Chief Reginald Freeman tapped to lead Oakland Fire Department
Freeman is making the cross-country move after five years with the Hartford (Conn.) Fire Department
HARTFORD, Conn. — When Reginald Freeman came to Hartford in February 2016 to become the 37th chief of the Hartford Fire Department, he had no shortage of internal and external blazes to deal with.
A little over two years before his hiring, firefighter Kevin Bell was killed in a house fire on Blue Hills Avenue. It was the department’s first line-of-duty death in 40 years. Outside investigations found that the department had failed to maintain vital breathing apparatus, and an internal review concluded that there were numerous mistakes made responding to the fire and that personnel lacked proper training, which contributed to Bell’s death. His family announced in November that it intended to sue the city.
Former Chief Carlos Huertas also faced criticism following a spate of high-profile, alcohol-related incidents and arrests involving on- and off-duty firefighters. He also drew unwanted media attention after deciding to send out a department-wide email warning staff about an upcoming DUI patrol being conducted by Hartford police.
Now, a little over five years later, Freeman feels confident that the work he has done to address those issues through training and accountability leave the department ready to move forward without him.
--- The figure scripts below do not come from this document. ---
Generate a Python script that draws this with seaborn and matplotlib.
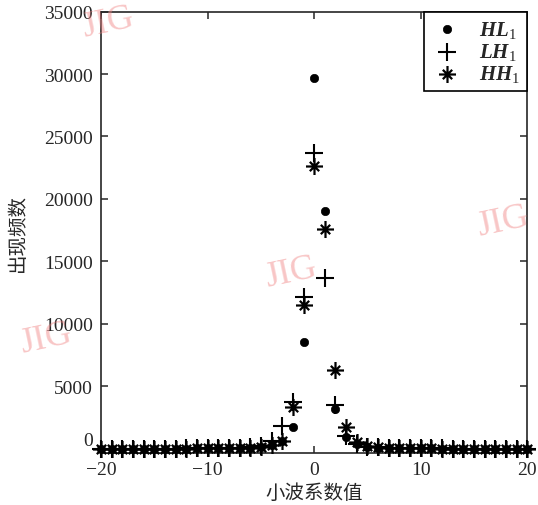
import numpy as np
import matplotlib
matplotlib.use("Agg")
import matplotlib.pyplot as plt
from matplotlib.path import Path
from matplotlib.transforms import ScaledTranslation
import seaborn as sns
import pandas as pd

# 小波系数值 (整数) 与三个子带的出现频数
coef = list(range(-20, 21))
hl1 = [0, 0, 0, 0, 0, 0, 0, 0, 0, 10, 10, 20, 30, 40, 60,
       100, 250, 600, 1700, 8500, 29700, 19000, 3200, 950, 350, 150,
       80, 50, 30, 20, 10, 10, 0, 0, 0, 0, 0, 0, 0, 0, 0]
lh1 = [0, 0, 0, 0, 0, 0, 0, 0, 10, 10, 20, 30, 40, 60, 100,
       200, 600, 1800, 3700, 12100, 23700, 13700, 3500, 1000, 400, 150,
       100, 60, 40, 30, 20, 10, 10, 0, 0, 0, 0, 0, 0, 0, 0]
hh1 = [0, 0, 0, 0, 0, 0, 0, 0, 0, 10, 10, 20, 30, 50, 80,
       150, 300, 600, 3300, 11500, 22600, 17600, 6300, 1700, 500, 200,
       100, 60, 40, 20, 10, 10, 0, 0, 0, 0, 0, 0, 0, 0, 0]
series_labels = [r"$HL_1$", r"$LH_1$", r"$HH_1$"]
y_ticks = [0, 5000, 10000, 15000, 20000, 25000, 30000, 35000]
x_ticks = [-20, -10, 0, 10, 20]

df = pd.DataFrame({"coef": coef, "HL1": hl1, "LH1": lh1, "HH1": hh1})

sns.set_style("ticks")
plt.rcParams["font.family"] = ["Liberation Serif", "Noto Sans CJK SC", "DejaVu Sans"]
plt.rcParams["mathtext.fontset"] = "custom"
plt.rcParams["mathtext.it"] = "Liberation Serif:italic:bold"
plt.rcParams["mathtext.rm"] = "Liberation Serif"
plt.rcParams["mathtext.bf"] = "Liberation Serif:bold"

# 星号标记: 十字 + 短斜线
r = 0.55
asterisk = Path(
    [(-1, 0), (1, 0), (0, -1), (0, 1), (-r, -r), (r, r), (-r, r), (r, -r)],
    [Path.MOVETO, Path.LINETO] * 4,
)

fig = plt.figure(figsize=(5.38, 5.06), dpi=100)
ax = fig.add_axes([0.188, 0.103, 0.792, 0.872])

sns.scatterplot(data=df, x="coef", y="HL1", marker="o", s=36, color="black",
                edgecolor="black", linewidth=0.5, label=series_labels[0],
                clip_on=False, zorder=3, ax=ax)
sns.scatterplot(data=df, x="coef", y="LH1", marker="+", s=160, color="black",
                linewidth=1.5, label=series_labels[1], clip_on=False,
                zorder=3, ax=ax)
sns.scatterplot(data=df, x="coef", y="HH1", marker=asterisk, s=150,
                color="black", edgecolor="black", linewidth=1.6,
                label=series_labels[2], clip_on=False, zorder=3, ax=ax)

ax.set_xlim(-20, 20)
ax.set_ylim(-350, 35000)
ax.set_xticks(x_ticks)
ax.set_yticks(y_ticks)
ax.tick_params(direction="in", length=5, width=1.1, top=True, right=True,
               labelsize=14, pad=6)
for sp in ax.spines.values():
    sp.set_linewidth(1.2)
    sp.set_visible(True)

# 原图中 "0" 标签略微上移
lab0 = ax.get_yticklabels()[0]
lab0.set_transform(lab0.get_transform() + ScaledTranslation(0, 0.10, fig.dpi_scale_trans))

ax.set_xlabel("小波系数值", fontsize=14, family=["Noto Sans CJK SC"])
ax.set_ylabel("出现频数", fontsize=14, family=["Noto Sans CJK SC"])
ax.xaxis.set_label_coords(0.5, -0.065)
ax.yaxis.set_label_coords(-0.172, 0.5)

leg = ax.legend(loc="upper right", borderaxespad=0, fancybox=False,
                edgecolor="black", fontsize=15, handletextpad=0.8,
                labelspacing=0.05, borderpad=0.35, handlelength=1.5,
                scatterpoints=1, framealpha=1)
leg.get_frame().set_linewidth(1.2)

# 水印
for (wx, wy, rot) in [(0.20, 0.955, 12), (0.54, 0.46, 12), (0.085, 0.33, 12), (0.935, 0.56, 12)]:
    fig.text(wx, wy, "JIG", fontsize=26, color="#f08080", alpha=0.45,
             rotation=rot, ha="center", va="center", family="Liberation Serif")

fig.savefig("out.png", dpi=100)
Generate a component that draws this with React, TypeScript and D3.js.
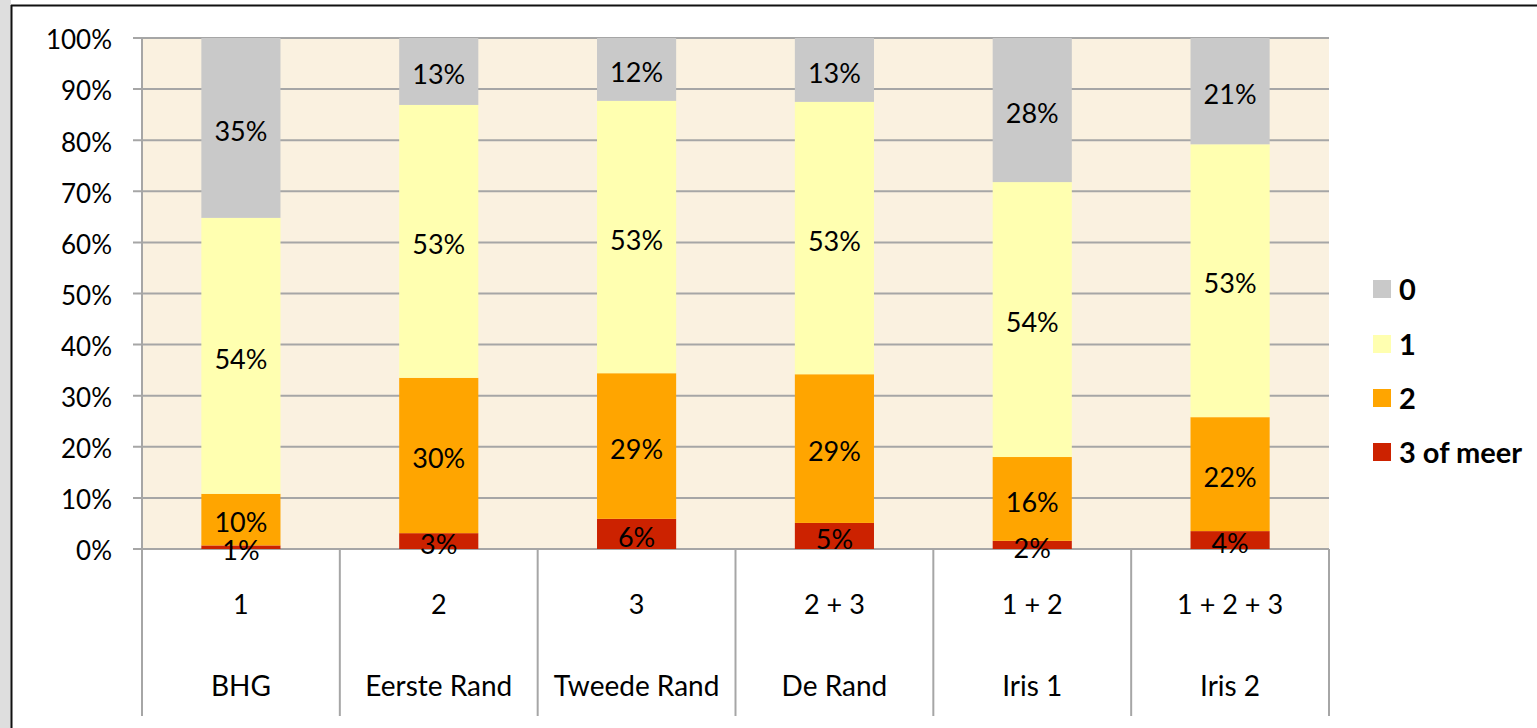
import React from "react";
import * as d3 from "d3";

const categories = ["BHG", "Eerste Rand", "Tweede Rand", "De Rand", "Iris 1", "Iris 2"];
const subLabels = ["1", "2", "3", "2 + 3", "1 + 2", "1 + 2 + 3"];
const seriesNames = ["3 of meer", "2", "1", "0"];
const s3ofMeer = [0.7, 3.1, 5.9, 5.1, 1.6, 3.5];
const s2 = [10.1, 30.4, 28.5, 29.1, 16.4, 22.3];
const s1 = [54.0, 53.4, 53.3, 53.3, 53.8, 53.4];
const s0 = [35.2, 13.1, 12.3, 12.5, 28.2, 20.8];
const yTicks = [0, 10, 20, 30, 40, 50, 60, 70, 80, 90, 100];
const colors = ["#CC2200", "#FFA500", "#FFFFB0", "#C9C9C9"];

const W = 1537, H = 728;
const plot = { left: 142, right: 1329, top: 38, bottom: 549 };
const FONT = "Lato, 'Open Sans', sans-serif";

export default function App() {
  const rows = categories.map((c, i) => ({ cat: c, "3 of meer": s3ofMeer[i], "2": s2[i], "1": s1[i], "0": s0[i] }));
  const stack = d3.stack<any>().keys(seriesNames)(rows);
  const x = d3.scaleBand().domain(categories).range([plot.left, plot.right]).paddingInner(0).paddingOuter(0);
  const y = d3.scaleLinear().domain([0, 100]).range([plot.bottom, plot.top]);
  const bw = x.bandwidth() * 0.4;
  const fs = 26;
  const legendYs = [289, 344, 398, 452];
  const legendOrder = ["0", "1", "2", "3 of meer"];
  return (
    <svg width={W} height={H} style={{ position: "absolute", left: 0, top: 0 }} fontFamily={FONT}>
      <rect x={0} y={0} width={W} height={H} fill="#ffffff" />
      <rect x={0} y={0} width={11} height={H} fill="#dedede" />
      <line x1={11.5} y1={5} x2={11.5} y2={H} stroke="#111" strokeWidth={2} />
      <line x1={11} y1={5.5} x2={W} y2={5.5} stroke="#111" strokeWidth={2} />
      <rect x={plot.left} y={plot.top} width={plot.right - plot.left} height={plot.bottom - plot.top} fill="#FAF1E0" />
      {yTicks.map((t) => (
        <g key={t}>
          <line x1={plot.left - 9} x2={plot.right} y1={y(t)} y2={y(t)} stroke="#A6A6A6" strokeWidth={2} />
          <text x={112} y={y(t) + 2} dy="0.36em" textAnchor="end" fontSize={fs} fill="#000">{t}%</text>
        </g>
      ))}
      <line x1={plot.left} x2={plot.left} y1={plot.top} y2={716} stroke="#A6A6A6" strokeWidth={2} />
      {categories.map((c) => (
        <line key={c} x1={(x(c) as number) + x.bandwidth()} x2={(x(c) as number) + x.bandwidth()} y1={plot.bottom} y2={716} stroke="#A6A6A6" strokeWidth={2} />
      ))}
      {stack.map((s, si) => (
        <g key={s.key}>
          {s.map((d, i) => {
            const cx = (x(categories[i]) as number) + x.bandwidth() / 2;
            return (
              <rect key={i} x={cx - bw / 2} y={y(d[1])} width={bw} height={y(d[0]) - y(d[1])} fill={colors[si]} />
            );
          })}
        </g>
      ))}
      {stack.map((s) => (
        <g key={s.key + "l"}>
          {s.map((d, i) => {
            const cx = (x(categories[i]) as number) + x.bandwidth() / 2;
            const v = d[1] - d[0];
            return (
              <text key={i} x={cx} y={(y(d[0]) + y(d[1])) / 2 + 3} dy="0.36em" textAnchor="middle" fontSize={fs + 1} fill="#000">
                {Math.round(v)}%
              </text>
            );
          })}
        </g>
      ))}
      {categories.map((c, i) => {
        const cx = (x(c) as number) + x.bandwidth() / 2;
        return (
          <g key={c + "t"}>
            <text x={cx} y={604} dy="0.36em" textAnchor="middle" fontSize={fs + 1}>{subLabels[i]}</text>
            <text x={cx} y={686} dy="0.36em" textAnchor="middle" fontSize={fs + 2}>{c}</text>
          </g>
        );
      })}
      {legendOrder.map((k, i) => (
        <g key={k}>
          <rect x={1373} y={legendYs[i] - 9} width={18} height={18} fill={colors[seriesNames.indexOf(k)]} />
          <text x={1399} y={legendYs[i] + 1} dy="0.36em" fontSize={29} fontWeight="bold">{k}</text>
        </g>
      ))}
    </svg>
  );
}
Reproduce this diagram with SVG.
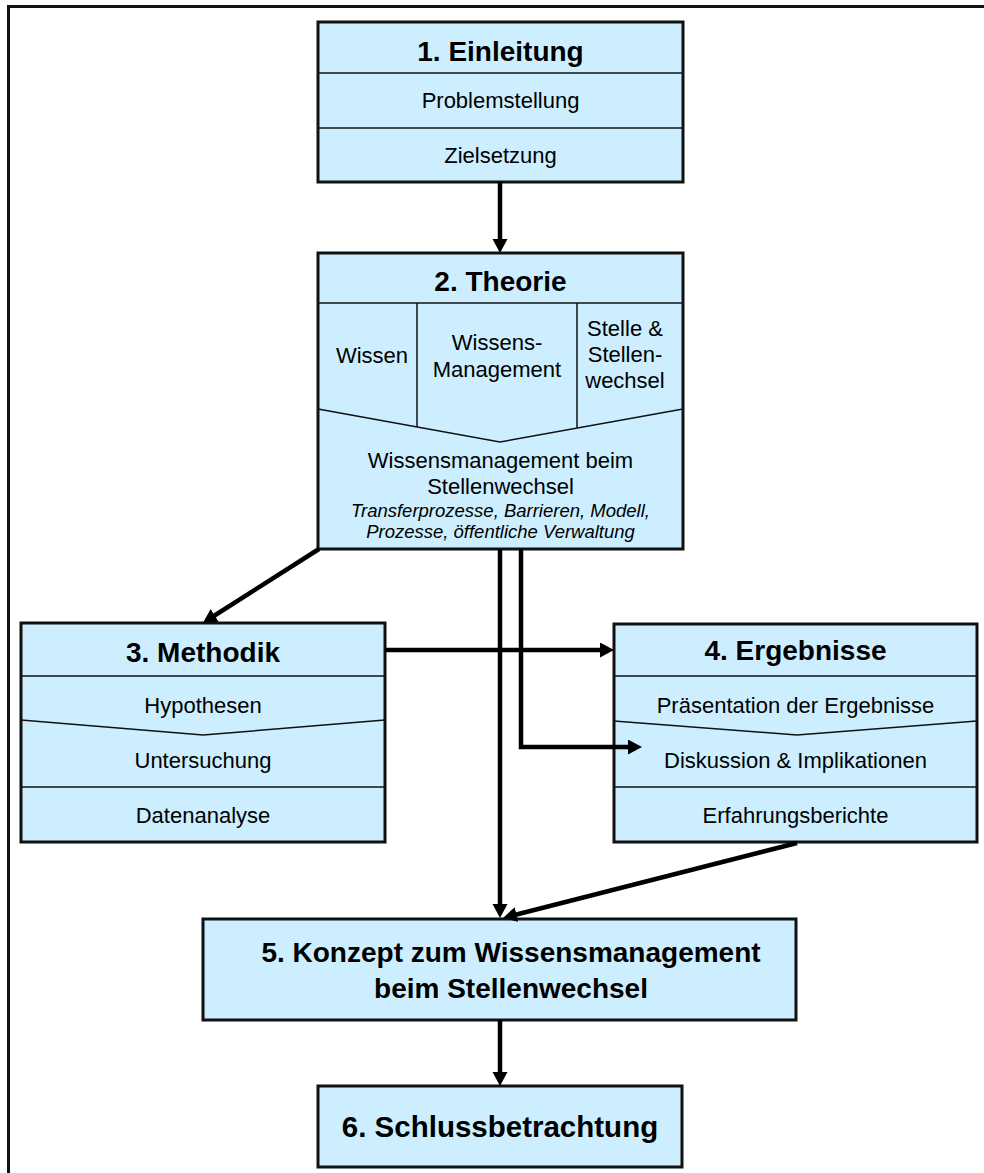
<svg xmlns="http://www.w3.org/2000/svg" width="984" height="1173" viewBox="0 0 984 1173">
  <style>
    .box { fill: #cceeff; stroke: #111; stroke-width: 3; }
    .div { fill: none; stroke: #111; stroke-width: 1.5; }
    .conn { fill: none; stroke: #000; stroke-width: 4.5; }
    text { font-family: "Liberation Sans", Arial, sans-serif; fill: #000; text-anchor: middle; }
    .title { font-size: 28px; font-weight: bold; }
    .item { font-size: 22px; }
    .note { font-size: 18.5px; font-style: italic; }
  </style>
  <defs>
    <marker id="arrow" markerUnits="userSpaceOnUse" markerWidth="16" markerHeight="16" refX="2" refY="7.5" orient="auto">
      <path d="M0,0 L14,7.5 L0,15 z" fill="#000"/>
    </marker>
  </defs>

  <rect width="984" height="1173" fill="#fff"/>
  <!-- outer frame (only top and left edges fall inside the page) -->
  <path d="M8.5,1173 V6.5 H984" fill="none" stroke="#111" stroke-width="3"/>

  <!-- 1. Einleitung -->
  <g id="node-einleitung">
    <rect class="box" x="318" y="22" width="365" height="160"/>
    <line class="div" x1="318" y1="73" x2="683" y2="73"/>
    <line class="div" x1="318" y1="128" x2="683" y2="128"/>
    <text class="title" x="500.5" y="61">1. Einleitung</text>
    <text class="item" x="500.5" y="108">Problemstellung</text>
    <text class="item" x="500.5" y="163">Zielsetzung</text>
  </g>

  <!-- 2. Theorie -->
  <g id="node-theorie">
    <rect class="box" x="318" y="253" width="365" height="296"/>
    <line class="div" x1="318" y1="303" x2="683" y2="303"/>
    <line class="div" x1="417" y1="303" x2="417" y2="427"/>
    <line class="div" x1="577" y1="303" x2="577" y2="428"/>
    <polyline class="div" points="318,409 500,442 683,409"/>
    <text class="title" x="500.5" y="291">2. Theorie</text>
    <text class="item" x="372" y="363">Wissen</text>
    <text class="item" x="497" y="350">Wissens-</text>
    <text class="item" x="497" y="377">Management</text>
    <text class="item" x="625" y="336">Stelle &amp;</text>
    <text class="item" x="625" y="362">Stellen-</text>
    <text class="item" x="625" y="388">wechsel</text>
    <text class="item" x="500.5" y="468">Wissensmanagement beim</text>
    <text class="item" x="500.5" y="494">Stellenwechsel</text>
    <text class="note" x="500.5" y="517">Transferprozesse, Barrieren, Modell,</text>
    <text class="note" x="500.5" y="538">Prozesse, öffentliche Verwaltung</text>
  </g>

  <!-- 3. Methodik -->
  <g id="node-methodik">
    <rect class="box" x="21" y="623" width="364" height="219"/>
    <line class="div" x1="21" y1="676" x2="385" y2="676"/>
    <polyline class="div" points="21,720 203,735 385,720"/>
    <line class="div" x1="21" y1="787" x2="385" y2="787"/>
    <text class="title" x="203" y="662">3. Methodik</text>
    <text class="item" x="203" y="713">Hypothesen</text>
    <text class="item" x="203" y="768">Untersuchung</text>
    <text class="item" x="203" y="823">Datenanalyse</text>
  </g>

  <!-- 4. Ergebnisse -->
  <g id="node-ergebnisse">
    <rect class="box" x="614" y="624" width="363" height="218"/>
    <line class="div" x1="614" y1="676" x2="977" y2="676"/>
    <polyline class="div" points="614,721 797,735 977,721"/>
    <line class="div" x1="614" y1="787" x2="977" y2="787"/>
    <text class="title" x="795.5" y="660">4. Ergebnisse</text>
    <text class="item" x="795.5" y="713">Präsentation der Ergebnisse</text>
    <text class="item" x="795.5" y="768">Diskussion &amp; Implikationen</text>
    <text class="item" x="795.5" y="823">Erfahrungsberichte</text>
  </g>

  <!-- 5. Konzept -->
  <g id="node-konzept">
    <rect class="box" x="203" y="919" width="593" height="101"/>
    <text class="title" x="511" y="962">5. Konzept zum Wissensmanagement</text>
    <text class="title" x="511" y="998">beim Stellenwechsel</text>
  </g>

  <!-- 6. Schlussbetrachtung -->
  <g id="node-schluss">
    <rect class="box" x="318" y="1086" width="364" height="81"/>
    <text class="title" x="500" y="1137" style="font-size:29.5px">6. Schlussbetrachtung</text>
  </g>

  <!-- connectors, drawn last so the arrow into "Diskussion" sits on top of its box -->
  <g id="connectors">
    <line class="conn" x1="500" y1="182" x2="500" y2="241" marker-end="url(#arrow)"/>
    <line class="conn" x1="319" y1="549" x2="213" y2="616.5" marker-end="url(#arrow)"/>
    <line class="conn" x1="385" y1="650" x2="602" y2="650" marker-end="url(#arrow)"/>
    <line class="conn" x1="500" y1="549" x2="500" y2="906" marker-end="url(#arrow)"/>
    <path class="conn" d="M521,549 V747 H630" marker-end="url(#arrow)"/>
    <line class="conn" x1="797" y1="843" x2="514.6" y2="915" marker-end="url(#arrow)"/>
    <line class="conn" x1="500" y1="1020" x2="500" y2="1074" marker-end="url(#arrow)"/>
  </g>
</svg>
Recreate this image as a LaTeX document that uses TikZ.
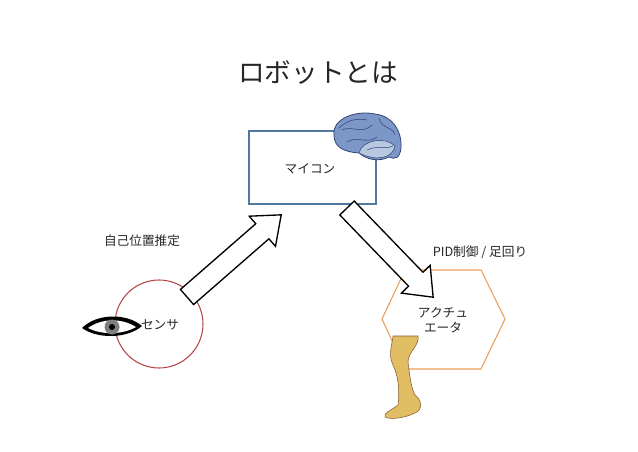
\documentclass[tikz,border=0pt]{standalone}
\usepackage{fontspec}
\setmainfont{Noto Sans CJK JP}
\usetikzlibrary{shapes.geometric}
\definecolor{boxc}{RGB}{80,120,160}
\definecolor{brain}{RGB}{125,150,200}
\definecolor{brainl}{RGB}{185,200,225}
\definecolor{brainline}{RGB}{50,70,120}
\definecolor{hexc}{RGB}{230,160,90}
\definecolor{circc}{RGB}{180,70,70}
\definecolor{legc}{RGB}{225,190,100}
\tikzset{lbl/.style={font=\fontsize{9.5}{11}\selectfont, text=black!85},
blockarrow/.style={draw=black, line width=1pt, fill=white, line join=miter}}
\begin{document}
\begin{tikzpicture}[x=0.75pt,y=-0.75pt]
\useasboundingbox (0,0) rectangle (638,452);
\node[font=\fontsize{20}{24}\selectfont, text=black!85] (title) at (318,73) {ロボットとは};
% micro
\node[draw=boxc, line width=0.8pt, minimum width=95.25pt, minimum height=54.75pt] (mcu) at (312.5,167.5) {};
\node[lbl] (mcut) at (310,169) {マイコン};
% brain
\begin{scope}[shift={(367,140)}]
\fill[brain, draw=brainline, line width=0.6pt] (-33,-5) .. controls (-35,-22) and (-10,-30) .. (8,-26) .. controls (25,-24) and (35,-10) .. (34,8) .. controls (33,18) and (28,20) .. (22,17) .. controls (12,22) and (0,20) .. (-8,13) .. controls (-22,12) and (-33,8) .. (-33,-5) -- cycle;
\fill[brainl, draw=brainline, line width=0.4pt] (-8,13) .. controls (-5,0) and (18,-4) .. (28,6) .. controls (26,18) and (10,22) .. (-8,13);
\draw[brainline, line width=0.4pt] (-25,-10) .. controls (-15,-15) and (-5,-5) .. (5,-15) (-20,2) .. controls (-10,-5) and (0,5) .. (10,-3) (0,10) .. controls (10,5) and (18,10) .. (26,6) (12,-22) .. controls (15,-10) and (25,-15) .. (28,-5) (-28,-12) .. controls (-20,-20) and (-10,-22) .. (0,-20);
\end{scope}
% sensor
\node[draw=circc, line width=0.8pt, circle, minimum size=66pt] (sens) at (159,324) {};
\node[lbl] (senst) at (160,325) {センサ};
% eye
\begin{scope}[shift={(112,327)}]
\fill[black] (-30,1) .. controls (-15,-14) and (15,-14) .. (30,-1) .. controls (15,12) and (-15,12) .. (-30,1) -- cycle;
\fill[white] (-24,1) .. controls (-10,-9) and (10,-9) .. (24,0) .. controls (10,8) and (-10,8) .. (-24,1) -- cycle;
\fill[gray] (0,0) circle (7.5);
\fill[black] (0,0) circle (3);
\end{scope}
% actuator
\draw[hexc, line width=0.8pt] (382,319) -- (405,270) -- (481,270) -- (505,319) -- (481,369) -- (405,369) -- cycle;
\coordinate (act) at (443,319);
\node[lbl, align=center] (actt) at (443,320) {アクチュ\\エータ};
% leg
\fill[legc, draw=brown!70!black, line width=0.4pt] (393,336) -- (418,336) .. controls (420,345) and (408,352) .. (408,362) .. controls (410,380) and (412,390) .. (415,395) .. controls (422,400) and (423,410) .. (415,413) .. controls (405,418) and (390,420) .. (385,417) .. controls (383,413) and (392,410) .. (398,405) .. controls (400,390) and (398,375) .. (393,365) .. controls (388,355) and (392,345) .. (393,336) -- cycle;
% arrows
\coordinate (a1) at (187,297);
\coordinate (a2) at (347,208);
\begin{scope}[shift={(a1)}, rotate=41.1]
\draw[blockarrow] (0,-10) -- (100,-10) -- (100,-20) -- (125,0) -- (100,20) -- (100,10) -- (0,10) -- cycle;
\end{scope}
\begin{scope}[shift={(a2)}, rotate=-46]
\draw[blockarrow] (0,-10) -- (99,-10) -- (99,-20) -- (124,0) -- (99,20) -- (99,10) -- (0,10) -- cycle;
\end{scope}
\node[lbl] (l1) at (142,241) {自己位置推定};
\node[lbl] (l2) at (480,252) {PID制御 / 足回り};
\end{tikzpicture}
\end{document}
“I’m truly proud of what we accomplished,” said Freeman, 42, who will leave to become the fire chief in Oakland, Calif. His last day is May 14. “I’m most proud of how membership responded to a plethora of changes.”
Hartford Mayor Luke Bronin said in a release Wednesday that the city has been fortunate to have one of the best fire chiefs in the nation for the last five years, and that it was bittersweet to see Freeman move on.
“Chief Freeman has led our fire department with great distinction, and he has earned the trust and respect of all of us in city government, as well as residents across Hartford.” Bronin said. “He has been an incredibly effective advocate for our firefighters, hiring new classes of diverse recruits, making sure we’re training our firefighters, and leading the process to make the Hartford Fire Department one of the few in the nation to be internationally accredited and hold the highest insurance rating.
Bronin said Assistant Chief Rodney Barko, a 25-year veteran of the department, would serve as interim chief.
Among his accomplishments, Freeman cited his successful relationship with labor, international accreditation, the department’s first professional development program, instructional accreditation for firefighters, equipment upgrades, and a push to fully staff the department with an eye towards minority hiring.
“We were grossly understaffed,” Freeman said.
Freeman was an assistant chief in Hartford from 2011 to 2013 before leaving to become fire chief for Lockheed Martin’s aeronautic headquarters in Fort Worth, Texas. He returned to Hartford in 2016.
Freeman said he was contacted by a search firm from Oakland during the winter and was intrigued by the opportunity to lead a larger department that also has a proud history.
The department has 25 firehouses compared to Hartford’s 11.
Freeman spoke about a 2016 fire in Oakland that killed 36 people and said his initial focus would be to focus on community risk reduction and assessments related to fire safety.
“That tragedy and challenges, I thought it was something that I could rectify,” he said.
Anne Goshdigian, a Hartford resident and local writer, said that Freeman that “created trust” in the community.
But she also noted the 18 months that he spent simultaneously working as the interim director of public works.
“When he was running DPW he would respond [on Facebook] very rapidly,” Goshdigian said. “You could call him and he would get back to you. It was like a whole new world.”
Retired Hartford Deputy Chief Dan Nolan was disappointed to learn of Freeman’s departure.
“When he came in the department was in dire straits. There was no camaraderie, no leadership at the top,” Nolan said. “It was disgraceful.”
Nolan said Freeman changed the morale and culture in the department and the community through his willingness to get to know his firefighters and residents.
“I would hate to see the department go in a different direction again,” he said.
Freeman said he leaves with no regrets or feelings that he left something unfinished.
“It’s a great department, it’s a great city,” he said.